TwitterのTLがデヴィッド・ボウイ(生誕祭8日と命日10日)ばかりなので天の邪鬼にもレスター・ボウイを聴く。アート・アンサブル・オブ・シカゴ(正式名はAssociation for the Advancement of Creative Musiciansだから、AACMなんだ。いつもAAOMだろうと思う疑問が今回わかった)のメンバーでルイ・アームストロングに憧れたポスト・フリーのミュージシャン。

フリー・ジャズというよりジャズの根源性を求めながら革新性であれというスタイルで、このアルバムを聴くとよく分かる。一曲目がルイ・アームストロングに捧げられていたり、アルバート・アイラーの曲を取り上げたり。またソロでは、チャールズ・ミンガスに捧げる曲もあれば、マイルスをからかう曲まである。また"All The Magic!"がブラス・ファンタジーのグループ演奏であり、"The One And Only"はソロにプレイによる多重録音というでレスター・ボウイの革新性とテクニックが堪能できるアルバムとなっている。

"All The Magic!"はバンドとして黒人大衆音楽を現在(ポスト・フリーの80年代)に蘇らせるのでマジックなのだ。その後に「ブラス・ファンタジー」というグループを結成するボウイのAACM以外の活動の転換点となったアルバムでもある。アルバート・アイラー"Ghosts" を黒人大衆音楽として演奏していたり、ヴォーカル入りのR&ブルース調だったりのマジック・サウンド。

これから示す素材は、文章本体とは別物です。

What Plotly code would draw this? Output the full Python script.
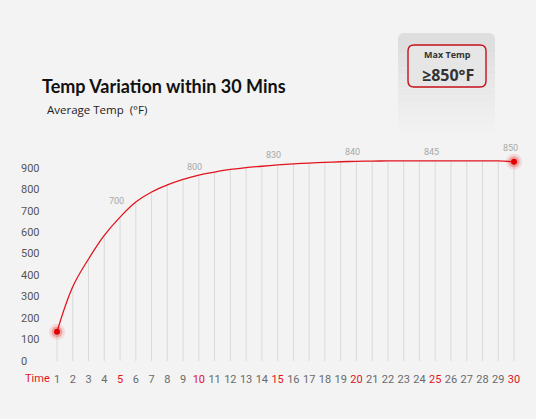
import plotly.graph_objects as go

# minutes 1..30 and the average temperature curve
minutes = list(range(1, 31))
avg_temp = [136, 346, 475, 585, 670, 740, 787, 820, 846, 866,
            880, 892, 901, 907, 913, 918, 922, 925, 928, 930,
            931, 932, 932, 932, 932, 932, 932, 932, 932, 928]

# labels printed above the curve
label_minutes = [5, 10, 15, 20, 25, 30]
label_values = [706, 864, 920, 938, 938, 957]
label_text = ['700', '800', '830', '840', '845', '850']

y_ticks = [0, 100, 200, 300, 400, 500, 600, 700, 800, 900]
highlight_minutes = [5, 10, 15, 20, 25, 30]
end_minutes = [1, 30]

RED = '#e1141e'
BG = '#f3f3f3'
W, H = 536, 419
L, R, T, B = 18, 10, 140, 48
PW, PH = W - L - R, H - T - B


def px(x):
    return (x - L) / PW


def py(y):
    return (H - B - y) / PH


fig = go.Figure()

# vertical grid lines running from 0 up to the curve
gx, gy = [], []
for m, v in zip(minutes, avg_temp):
    gx += [m, m, None]
    gy += [0, v, None]
fig.add_trace(go.Scatter(x=gx, y=gy, mode='lines', line=dict(color='#dadada', width=1),
                         hoverinfo='skip', showlegend=False))

fig.add_trace(go.Scatter(x=minutes, y=avg_temp, mode='lines',
                         line=dict(color=RED, width=1.3, shape='spline', smoothing=1.1),
                         showlegend=False))

end_vals = [avg_temp[minutes.index(m)] for m in end_minutes]
for size, col in [(16, 'rgba(235,0,0,0.10)'), (11, 'rgba(235,0,0,0.25)'), (6, '#e00000')]:
    fig.add_trace(go.Scatter(x=end_minutes, y=end_vals, mode='markers',
                             marker=dict(size=size, color=col, line_width=0),
                             hoverinfo='skip', showlegend=False))

for m, v, t in zip(label_minutes, label_values, label_text):
    fig.add_annotation(x=m, y=v, text=t, showarrow=False, xanchor='center', yanchor='bottom', yshift=1, xshift=-4,
                       font=dict(family='Roboto', size=9, color='#a8a8a8'))

ticktext = [f'<span style="color:{RED}">{m}</span>' if m in highlight_minutes else str(m) for m in minutes]

fig.update_xaxes(range=[-1.475, 30.761], tickvals=minutes, ticktext=ticktext, showgrid=False,
                 zeroline=False, showline=False, ticks='', tickfont=dict(family='Roboto', size=11, color='#6a6a6a'),
                 fixedrange=True)
fig.update_yaxes(range=[-46.6, 1029.3], tickvals=y_ticks, ticklabelposition='inside', showgrid=False,
                 zeroline=False, showline=False, ticks='', tickfont=dict(family='Roboto', size=11, color='#555555'),
                 fixedrange=True)


def note(x, y, text, size, color, family='Open Sans', xanchor='center'):
    fig.add_annotation(xref='paper', yref='paper', x=px(x), y=py(y), text=text, showarrow=False,
                       xanchor=xanchor, yanchor='middle', font=dict(family=family, size=size, color=color))


# "Time" caption in front of the minute labels
note(37, 378, 'Time', 11, RED, family='Roboto')

# grey card behind the max temp badge, faded downward
top, bot, x0, x1 = 33, 138, 398, 495
n = 14
for i in range(n):
    c = int(222 + (243 - 222) * i / (n - 1))
    y_a = top + 6 + (bot - top - 6) * i / n
    y_b = top + 6 + (bot - top - 6) * (i + 1) / n
    fig.add_shape(type='rect', xref='paper', yref='paper', x0=px(x0), x1=px(x1), y0=py(y_b), y1=py(y_a),
                  fillcolor=f'rgb({c},{c},{c})', line_width=0, layer='below')
fig.add_shape(type='path', xref='paper', yref='paper', layer='below', fillcolor='rgb(222,222,222)', line_width=0,
              path=f'M {px(x0)},{py(top + 7)} Q {px(x0)},{py(top)} {px(x0 + 6)},{py(top)} '
                   f'L {px(x1 - 6)},{py(top)} Q {px(x1)},{py(top)} {px(x1)},{py(top + 7)} Z')

# red framed badge
bx0, bx1, by0, by1, r = 408, 486, 45, 87, 6
fig.add_shape(type='path', xref='paper', yref='paper', fillcolor='#e6e6e6', line=dict(color='#c8101a', width=1.4),
              path=f'M {px(bx0 + r)},{py(by0)} L {px(bx1 - r)},{py(by0)} Q {px(bx1)},{py(by0)} {px(bx1)},{py(by0 + r)} '
                   f'L {px(bx1)},{py(by1 - r)} Q {px(bx1)},{py(by1)} {px(bx1 - r)},{py(by1)} '
                   f'L {px(bx0 + r)},{py(by1)} Q {px(bx0)},{py(by1)} {px(bx0)},{py(by1 - r)} '
                   f'L {px(bx0)},{py(by0 + r)} Q {px(bx0)},{py(by0)} {px(bx0 + r)},{py(by0)} Z')
note(447, 55, '<b>Max Temp</b>', 9, '#333333')
note(448, 75, '<b>≥850°F</b>', 16, '#333333')

note(45, 110, 'Average Temp  (°F)', 11.5, '#222222', xanchor='left')

fig.update_layout(
    width=W, height=H,
    margin=dict(l=L, r=R, t=T, b=B),
    paper_bgcolor=BG, plot_bgcolor=BG,
    title=dict(text='<b>Temp Variation within 30 Mins</b>', x=42 / W, xanchor='left', xref='container',
               y=1 - 87 / H, yanchor='middle', yref='container',
               font=dict(family='Lato', size=18, color='#111111')),
    showlegend=False,
)

fig.write_html("out.html", config={'displayModeBar': False},
               post_script="document.body.style.margin='0px';")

"The One And Only"のソロ・プレイのレスター・ボウイのトランペットの音の解放感は最初の曲"Organic Echo Part I" の曙感(相撲取りじゃなくて、春はあけぼのという元の意味)がいいです。テクニック的にはあらゆるトランペットの可能性をミンガス・サウンドのように紡ぎ出すミンガスに捧げた"Charlie M. Part II"、かと思うとマイルスを諧謔性にとんだリスペクト曲?"Miles Davis Meets Donald Duck"なんて曲もある。マイルスは自伝で最高にヒップホップなミュージシャンとして、レスター・ボウイを上げているという。